FOREX RESERVES (Syllabus: GS Paper 3 – Economy)

News-CRUX-10     27th April 2024        

Context: India's forex reserves recently dropped by USD 2.282 billion to USD 640.334 billion, marking the second consecutive week of decline, according to the Reserve Bank of India (RBI).

Forex Reserves

  • Definition: These reserves are assets like foreign currencies, gold reserves, and treasury bills, among other things, maintained by a country’s central bank or other monetary authority.
  • Nodal body in India: Reserve Bank of India. 
  • Legal status: RBI Act and the Foreign Exchange Management Act, 1999 govern the foreign exchange reserves. 
  • Objective:

o Forex reserves act as a buffer against adverse currency fluctuations. 

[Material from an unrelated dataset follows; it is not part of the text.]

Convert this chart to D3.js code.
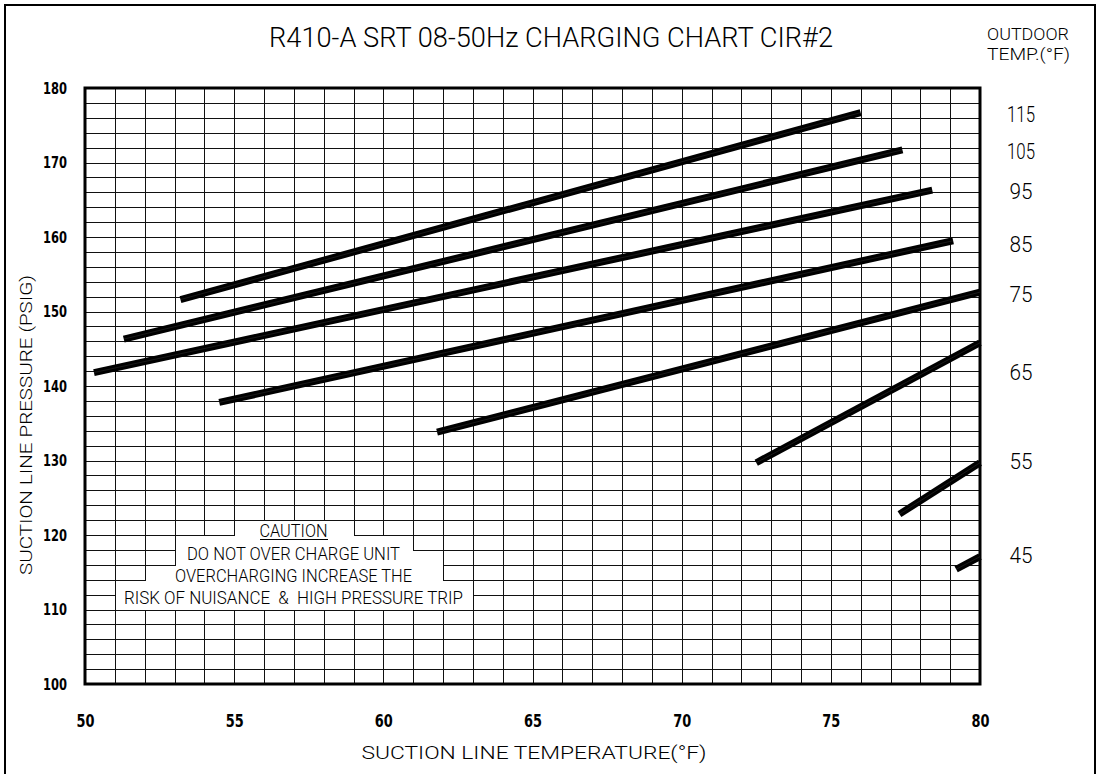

o Assures creditors of the ability to meet external debt obligations.

o Acts as a financial safety net during economic crises or external shocks.

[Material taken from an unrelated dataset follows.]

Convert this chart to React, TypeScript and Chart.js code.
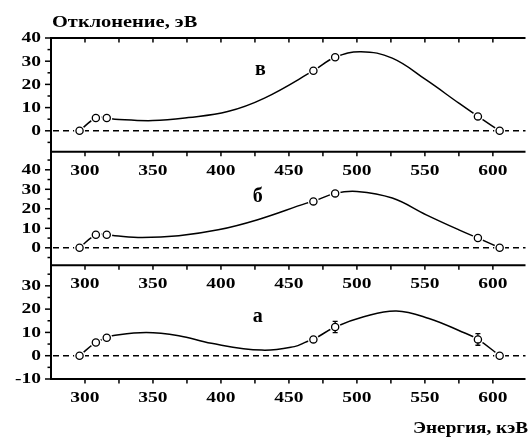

o Provides liquidity to address balance of payments deficits and currency crises.

o Supports seamless cross-border transactions and maintains the efficiency of the global payments system.

  • Monetary Policy Implementation: Influences domestic liquidity, interest rates, and inflation levels for macroeconomic stability.
  • The four components of forex reserves: Foreign currency assets, gold, special drawing rights and the reserve position in the International Monetary Fund.